Les vieux et les morts sont particulièrement précieux

«Une exploitation renforcée du bois-énergie pourrait avoir une influence négative sur les stocks de vieux bois ou de bois mort», souligne Thibault Lachat (WSL/HAFL Zollikofen) dans sa présentation. Quelque 6000 espèces de plantes, d’animaux et de champignons dépendent en effet de ce type de bois. Un grand nombre de ces organismes sont toujours sur la Liste rouge, bien que la quantité de bois mort ait augmenté au cours des dernières décennies. Moins de peuplements anciens ou d’arbres-habitat, ou des temps de rotation raccourcis peuvent leur faire subir une pression supplémentaire. Pour éviter cela, il faut mettre en œuvre partout des concepts adaptés pour le vieux bois et le bois mort.

Le concept à l’essai

Ulrich Mergner ne peut qu’être d’accord. Dans son exploitation forestière d’Ebrach, un des plus gros producteurs de bois-énergie en Bavière, ce concept porte ses fruits sur 17 000 hectares de hêtraie. Des scarabées ou champignons qui s’étaient raréfiés sont de retour. Pourquoi? D’une part, 7,3 % de la surface ne sont plus exploités et ont se développent de manière naturelle sous forme de réserves naturelles ou d’îlots de sénescence. Par ailleurs, on a laissé sur chaque hectare de forêt 20 à 40 m3  de bois mort ainsi que 10 arbres-habitats ou candidats à l’être. «La dîme payée à la nature est un bon investissement à long terme pour le propriétaire en assurant la préservation des nutriments dans la forêt», assure Ulrich Mergner. Concilier de la sorte économie et écologie est possible presque dans chaque exploitation et permet à la fois de produire du bois local et de maintenir sous nos contrées une nature sauvage.

Un sous-sol sous pression

Le sol des forêts est une plaque tournante de nutriments essentiels pour les organismes de toutes sortes. Elena Havlicek, de l’Office fédéral de l’environnement (OFEV) avertit: «L’exploitation avec des machines lourdes peut provoquer des modifications permanentes de la structure et des organismes du sol». Par exemple, la densification du sol favorise les bactéries émettrices de méthane ainsi que les champignons saprophytes, tout en réduisant les champignons mycorhiziens vitaux pour la croissance des arbres. Pour protéger ce microcosme, il faut poursuivre le chemin, déjà emprunté aujourd’hui, d’une exploitation préservant les sols, même dans le cadre de la transition énergétique.

La parole à la pratique

Après les présentations matinales, les synergies, les conflits et les approches de solutions possibles dans le domaine « Bois-énergie et biodiversité » ont été discutés dans sept ateliers.
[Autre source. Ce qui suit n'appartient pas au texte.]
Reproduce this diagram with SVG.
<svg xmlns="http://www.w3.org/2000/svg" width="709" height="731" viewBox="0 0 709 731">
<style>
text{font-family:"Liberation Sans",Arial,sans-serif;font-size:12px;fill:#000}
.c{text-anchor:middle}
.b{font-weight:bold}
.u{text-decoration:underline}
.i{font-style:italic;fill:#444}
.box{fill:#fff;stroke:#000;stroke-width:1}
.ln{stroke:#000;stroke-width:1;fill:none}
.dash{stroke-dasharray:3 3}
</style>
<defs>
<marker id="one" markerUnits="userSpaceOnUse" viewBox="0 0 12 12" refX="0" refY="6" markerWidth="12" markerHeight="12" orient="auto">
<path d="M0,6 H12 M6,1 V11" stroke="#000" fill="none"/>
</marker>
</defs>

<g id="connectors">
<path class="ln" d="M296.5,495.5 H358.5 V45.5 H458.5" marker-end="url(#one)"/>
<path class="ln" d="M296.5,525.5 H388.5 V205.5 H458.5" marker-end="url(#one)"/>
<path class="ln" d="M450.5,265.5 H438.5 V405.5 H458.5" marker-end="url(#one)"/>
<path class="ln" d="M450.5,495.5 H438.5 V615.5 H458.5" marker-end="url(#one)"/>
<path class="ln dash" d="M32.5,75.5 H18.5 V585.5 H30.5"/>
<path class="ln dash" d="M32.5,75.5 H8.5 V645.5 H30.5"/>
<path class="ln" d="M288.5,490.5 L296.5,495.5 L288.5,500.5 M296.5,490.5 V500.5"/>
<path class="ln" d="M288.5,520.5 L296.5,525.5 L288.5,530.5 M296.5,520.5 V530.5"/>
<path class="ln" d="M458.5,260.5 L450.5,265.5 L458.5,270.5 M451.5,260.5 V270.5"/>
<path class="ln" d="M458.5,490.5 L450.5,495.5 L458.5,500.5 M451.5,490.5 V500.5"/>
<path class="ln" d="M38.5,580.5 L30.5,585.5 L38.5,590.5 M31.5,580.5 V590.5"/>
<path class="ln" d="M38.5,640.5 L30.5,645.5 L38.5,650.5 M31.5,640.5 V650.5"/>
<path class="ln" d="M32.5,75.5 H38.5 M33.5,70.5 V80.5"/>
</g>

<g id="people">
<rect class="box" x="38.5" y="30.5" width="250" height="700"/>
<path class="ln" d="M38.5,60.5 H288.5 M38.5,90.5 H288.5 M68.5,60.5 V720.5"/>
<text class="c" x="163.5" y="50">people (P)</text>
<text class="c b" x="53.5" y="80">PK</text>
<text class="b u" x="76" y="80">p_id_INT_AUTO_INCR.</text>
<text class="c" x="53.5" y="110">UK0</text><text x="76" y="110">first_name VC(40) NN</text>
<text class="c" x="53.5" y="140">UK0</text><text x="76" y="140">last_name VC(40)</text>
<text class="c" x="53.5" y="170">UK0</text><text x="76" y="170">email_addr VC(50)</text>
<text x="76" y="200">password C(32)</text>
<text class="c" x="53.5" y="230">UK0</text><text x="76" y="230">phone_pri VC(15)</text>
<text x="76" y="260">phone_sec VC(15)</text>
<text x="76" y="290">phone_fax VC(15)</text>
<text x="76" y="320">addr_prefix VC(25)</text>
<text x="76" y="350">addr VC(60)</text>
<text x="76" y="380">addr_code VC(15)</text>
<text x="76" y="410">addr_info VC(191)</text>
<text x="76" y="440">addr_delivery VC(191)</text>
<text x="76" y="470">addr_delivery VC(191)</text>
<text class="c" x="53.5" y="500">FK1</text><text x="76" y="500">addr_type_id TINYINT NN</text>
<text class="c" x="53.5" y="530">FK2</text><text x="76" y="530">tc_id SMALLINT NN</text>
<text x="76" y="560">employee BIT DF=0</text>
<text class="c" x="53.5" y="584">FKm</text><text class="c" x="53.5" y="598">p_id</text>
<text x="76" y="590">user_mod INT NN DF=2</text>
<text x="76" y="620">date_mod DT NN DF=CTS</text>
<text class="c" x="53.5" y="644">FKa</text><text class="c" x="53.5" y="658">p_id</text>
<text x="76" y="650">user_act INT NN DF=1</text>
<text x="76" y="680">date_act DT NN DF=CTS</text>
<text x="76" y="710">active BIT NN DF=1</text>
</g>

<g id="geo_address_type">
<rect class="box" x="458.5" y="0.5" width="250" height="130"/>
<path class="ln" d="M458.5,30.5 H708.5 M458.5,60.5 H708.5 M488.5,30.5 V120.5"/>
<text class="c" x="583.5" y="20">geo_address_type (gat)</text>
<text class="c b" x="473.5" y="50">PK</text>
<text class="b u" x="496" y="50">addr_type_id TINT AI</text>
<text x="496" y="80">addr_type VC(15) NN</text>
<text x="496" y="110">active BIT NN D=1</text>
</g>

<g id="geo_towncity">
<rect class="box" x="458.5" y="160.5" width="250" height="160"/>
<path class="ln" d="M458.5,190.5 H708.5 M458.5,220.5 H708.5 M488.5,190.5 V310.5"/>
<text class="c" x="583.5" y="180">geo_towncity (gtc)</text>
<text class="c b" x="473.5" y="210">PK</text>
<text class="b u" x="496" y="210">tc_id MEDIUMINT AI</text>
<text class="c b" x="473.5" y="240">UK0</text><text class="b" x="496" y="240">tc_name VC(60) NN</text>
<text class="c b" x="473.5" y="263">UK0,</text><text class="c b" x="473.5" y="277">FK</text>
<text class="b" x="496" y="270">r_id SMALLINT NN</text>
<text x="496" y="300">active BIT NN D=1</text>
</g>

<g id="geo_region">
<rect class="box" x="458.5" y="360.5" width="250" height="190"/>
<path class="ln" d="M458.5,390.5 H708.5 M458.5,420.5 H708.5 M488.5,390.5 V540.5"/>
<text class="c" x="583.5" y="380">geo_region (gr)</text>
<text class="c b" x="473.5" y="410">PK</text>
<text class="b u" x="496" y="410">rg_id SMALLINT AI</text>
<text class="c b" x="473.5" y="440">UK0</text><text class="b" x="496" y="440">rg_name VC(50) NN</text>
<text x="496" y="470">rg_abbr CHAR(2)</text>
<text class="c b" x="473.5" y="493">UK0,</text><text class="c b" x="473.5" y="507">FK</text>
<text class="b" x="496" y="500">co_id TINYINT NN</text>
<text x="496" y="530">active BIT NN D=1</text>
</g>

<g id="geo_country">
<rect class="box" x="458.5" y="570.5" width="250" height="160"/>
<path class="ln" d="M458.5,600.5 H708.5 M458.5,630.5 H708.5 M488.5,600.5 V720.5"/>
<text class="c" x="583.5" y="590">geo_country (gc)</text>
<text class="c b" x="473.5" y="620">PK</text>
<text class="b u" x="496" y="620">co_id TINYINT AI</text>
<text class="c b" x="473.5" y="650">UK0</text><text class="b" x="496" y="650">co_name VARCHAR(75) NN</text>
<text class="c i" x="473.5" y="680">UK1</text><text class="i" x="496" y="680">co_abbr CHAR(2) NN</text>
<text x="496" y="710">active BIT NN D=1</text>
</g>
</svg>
Par exemple, un groupe s’est consacré aux effets de l’exploitation forestière sur la faune sauvage sensible aux dérangements. Un autre a discuté la question de l’optimisation du bilan écologique de l’utilisation du bois-énergie, de la récolte à la combustion à émission réduite, en passant par le transport (le plus court possible). Les participants se sont également intéressés aux piles de bois-énergie en forêt, qui peuvent devenir de véritables pièges mortels pour les coléoptères. Attirés par le bois frais au printemps et en été, d’innombrables coléoptères pondent en effet dans ces piles. Mais le bois est brûlé avant que les larves n’aient pu terminer leur cycle de développement, qui dure souvent plusieurs années. Il serait possible de remédier à ce problème en laissant dans la forêt la couche supérieure de bois, celle qui est souvent la plus densément peuplée.
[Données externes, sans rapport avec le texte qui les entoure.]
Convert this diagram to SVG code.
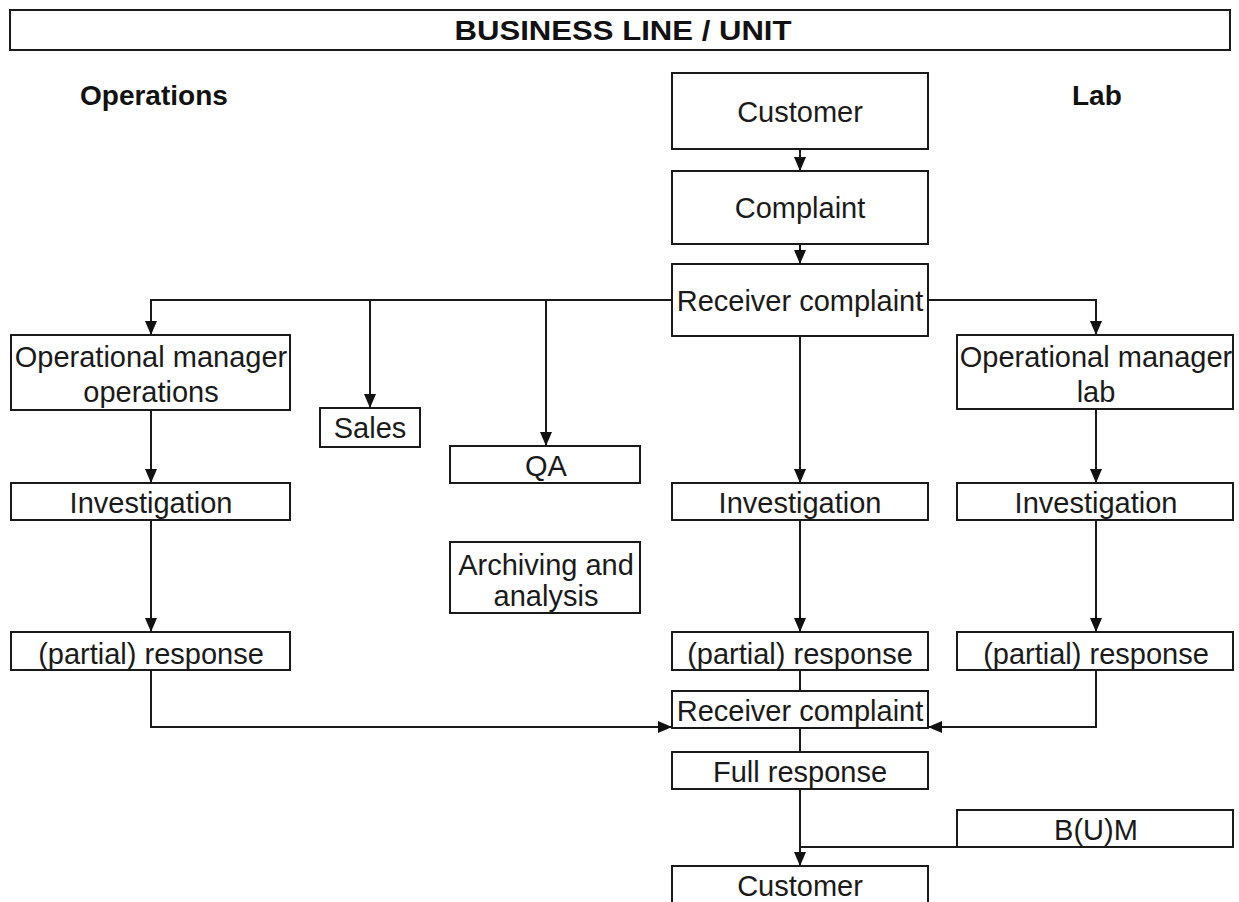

Les présentations des travaux de groupe en séance plénière ont montré qu’il subsiste encore de nombreuses questions pour l’utilisation du bois-énergie, mais aussi que les synergies entre l’entretien des forêts de protection et la biodiversité pourraient être multipliées.

Une enquête interactive auprès des participants en fin de conférence indique une réelle volonté de concilier la biodiversité et l’exploitation du bois-énergie, mais aussi le désir d’organiser dans deux ans un nouveau Forum WSL Suisse Romande.